(SUPPLIED DATA):
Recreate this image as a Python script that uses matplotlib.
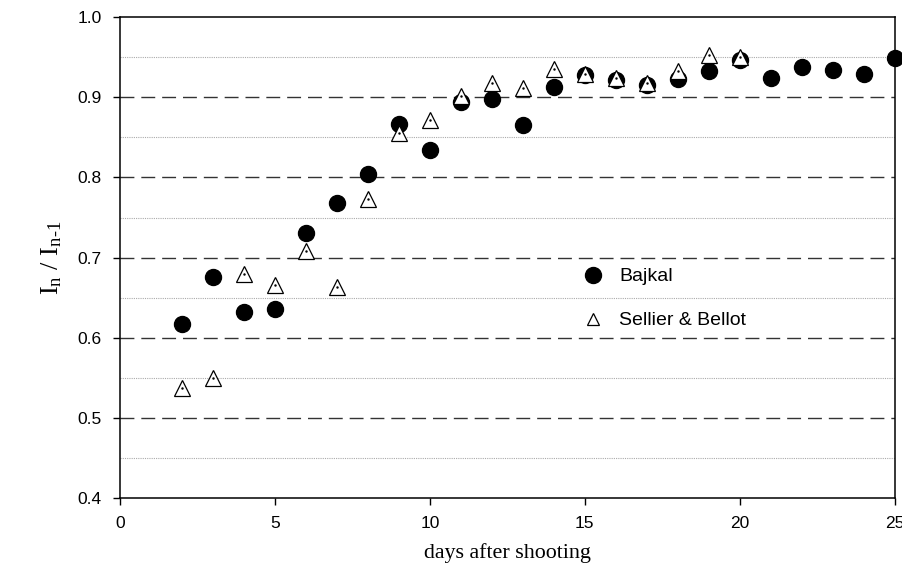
import numpy as np
import matplotlib.pyplot as plt

# days after shooting
days_bajkal = [2, 3, 4, 5, 6, 7, 8, 9, 10, 11, 12, 13, 14, 15, 16, 17, 18, 19, 20, 21, 22, 23, 24, 25]
ratio_bajkal = [0.617, 0.676, 0.632, 0.636, 0.731, 0.768, 0.804, 0.867, 0.834, 0.894, 0.898, 0.866,
                0.913, 0.928, 0.922, 0.915, 0.923, 0.933, 0.947, 0.924, 0.938, 0.934, 0.929, 0.949]

days_sb = [2, 3, 4, 5, 6, 7, 8, 9, 10, 11, 12, 13, 14, 15, 16, 17, 18, 19, 20]
ratio_sb = [0.537, 0.550, 0.679, 0.666, 0.708, 0.663, 0.773, 0.855, 0.872, 0.902, 0.918, 0.912,
            0.935, 0.929, 0.924, 0.918, 0.933, 0.953, 0.950]

x_ticks = [0, 5, 10, 15, 20, 25]
y_ticks = [0.4, 0.5, 0.6, 0.7, 0.8, 0.9, 1.0]
y_minor = [0.45, 0.55, 0.65, 0.75, 0.85, 0.95]

plt.rcParams['font.family'] = ['Liberation Sans', 'DejaVu Sans']
plt.rcParams['mathtext.fontset'] = 'custom'
plt.rcParams['mathtext.rm'] = 'Liberation Serif'
plt.rcParams['mathtext.it'] = 'Liberation Serif'

fig = plt.figure(figsize=(9.03, 5.69), dpi=100)
ax = fig.add_axes([0.1329, 0.1248, 0.858, 0.845])

# grid lines
for y in y_ticks[1:-1]:
    ax.axhline(y, color='#333333', lw=1.0, ls=(0, (10, 5)), zorder=1)
for y in y_minor:
    ax.axhline(y, color='#aaaaaa', lw=0.8, ls=(0, (1, 1)), zorder=1)

ax.plot(days_bajkal, ratio_bajkal, 'o', color='black', markersize=11.5, ls='none',
        zorder=3, clip_on=False)
ax.plot(days_sb, ratio_sb, '^', markerfacecolor='white', markeredgecolor='black',
        markeredgewidth=0.9, markersize=11, ls='none', zorder=4)
ax.plot(days_sb, ratio_sb, '.', color='black', markersize=1.5, ls='none', zorder=5)

# legend entries drawn as proxy handles
h1, = ax.plot([], [], 'o', color='black', markersize=11.5, ls='none')
h2, = ax.plot([], [], '^', markerfacecolor='white', markeredgecolor='black',
              markeredgewidth=0.9, markersize=9, ls='none')
leg = ax.legend([h1, h2], ['Bajkal', 'Sellier & Bellot'], loc='upper left',
                bbox_to_anchor=(0.573, 0.515), frameon=False, fontsize=14,
                labelspacing=1.35, handletextpad=0.75, handlelength=1.2)

ax.set_xlim(0, 25)
ax.set_ylim(0.4, 1.0)
ax.set_xticks(x_ticks)
ax.set_yticks(y_ticks)
ax.set_yticklabels([f'{v:.1f}' for v in y_ticks])
ax.tick_params(direction='out', length=5, width=1, labelsize=12.5, pad=8)

for s in ax.spines.values():
    s.set_linewidth(1.1)

ax.set_xlabel('days after shooting', family='Liberation Serif', fontsize=15.8, labelpad=9)
ax.set_ylabel(r'$\mathregular{I_n\ /\ I_{n\text{-}1}}$', family='Liberation Serif',
              fontsize=19, labelpad=10)

plt.savefig('out.png', dpi=100)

(GIVEN REQUEST): Write out again every line above exactly as given; the pictures do not belong in the copy.

(THE ANSWER):
Recreate this image as a Python script that uses matplotlib.
import numpy as np
import matplotlib.pyplot as plt

# days after shooting
days_bajkal = [2, 3, 4, 5, 6, 7, 8, 9, 10, 11, 12, 13, 14, 15, 16, 17, 18, 19, 20, 21, 22, 23, 24, 25]
ratio_bajkal = [0.617, 0.676, 0.632, 0.636, 0.731, 0.768, 0.804, 0.867, 0.834, 0.894, 0.898, 0.866,
                0.913, 0.928, 0.922, 0.915, 0.923, 0.933, 0.947, 0.924, 0.938, 0.934, 0.929, 0.949]

days_sb = [2, 3, 4, 5, 6, 7, 8, 9, 10, 11, 12, 13, 14, 15, 16, 17, 18, 19, 20]
ratio_sb = [0.537, 0.550, 0.679, 0.666, 0.708, 0.663, 0.773, 0.855, 0.872, 0.902, 0.918, 0.912,
            0.935, 0.929, 0.924, 0.918, 0.933, 0.953, 0.950]

x_ticks = [0, 5, 10, 15, 20, 25]
y_ticks = [0.4, 0.5, 0.6, 0.7, 0.8, 0.9, 1.0]
y_minor = [0.45, 0.55, 0.65, 0.75, 0.85, 0.95]

plt.rcParams['font.family'] = ['Liberation Sans', 'DejaVu Sans']
plt.rcParams['mathtext.fontset'] = 'custom'
plt.rcParams['mathtext.rm'] = 'Liberation Serif'
plt.rcParams['mathtext.it'] = 'Liberation Serif'

fig = plt.figure(figsize=(9.03, 5.69), dpi=100)
ax = fig.add_axes([0.1329, 0.1248, 0.858, 0.845])

# grid lines
for y in y_ticks[1:-1]:
    ax.axhline(y, color='#333333', lw=1.0, ls=(0, (10, 5)), zorder=1)
for y in y_minor:
    ax.axhline(y, color='#aaaaaa', lw=0.8, ls=(0, (1, 1)), zorder=1)

ax.plot(days_bajkal, ratio_bajkal, 'o', color='black', markersize=11.5, ls='none',
        zorder=3, clip_on=False)
ax.plot(days_sb, ratio_sb, '^', markerfacecolor='white', markeredgecolor='black',
        markeredgewidth=0.9, markersize=11, ls='none', zorder=4)
ax.plot(days_sb, ratio_sb, '.', color='black', markersize=1.5, ls='none', zorder=5)

# legend entries drawn as proxy handles
h1, = ax.plot([], [], 'o', color='black', markersize=11.5, ls='none')
h2, = ax.plot([], [], '^', markerfacecolor='white', markeredgecolor='black',
              markeredgewidth=0.9, markersize=9, ls='none')
leg = ax.legend([h1, h2], ['Bajkal', 'Sellier & Bellot'], loc='upper left',
                bbox_to_anchor=(0.573, 0.515), frameon=False, fontsize=14,
                labelspacing=1.35, handletextpad=0.75, handlelength=1.2)

ax.set_xlim(0, 25)
ax.set_ylim(0.4, 1.0)
ax.set_xticks(x_ticks)
ax.set_yticks(y_ticks)
ax.set_yticklabels([f'{v:.1f}' for v in y_ticks])
ax.tick_params(direction='out', length=5, width=1, labelsize=12.5, pad=8)

for s in ax.spines.values():
    s.set_linewidth(1.1)

ax.set_xlabel('days after shooting', family='Liberation Serif', fontsize=15.8, labelpad=9)
ax.set_ylabel(r'$\mathregular{I_n\ /\ I_{n\text{-}1}}$', family='Liberation Serif',
              fontsize=19, labelpad=10)

plt.savefig('out.png', dpi=100)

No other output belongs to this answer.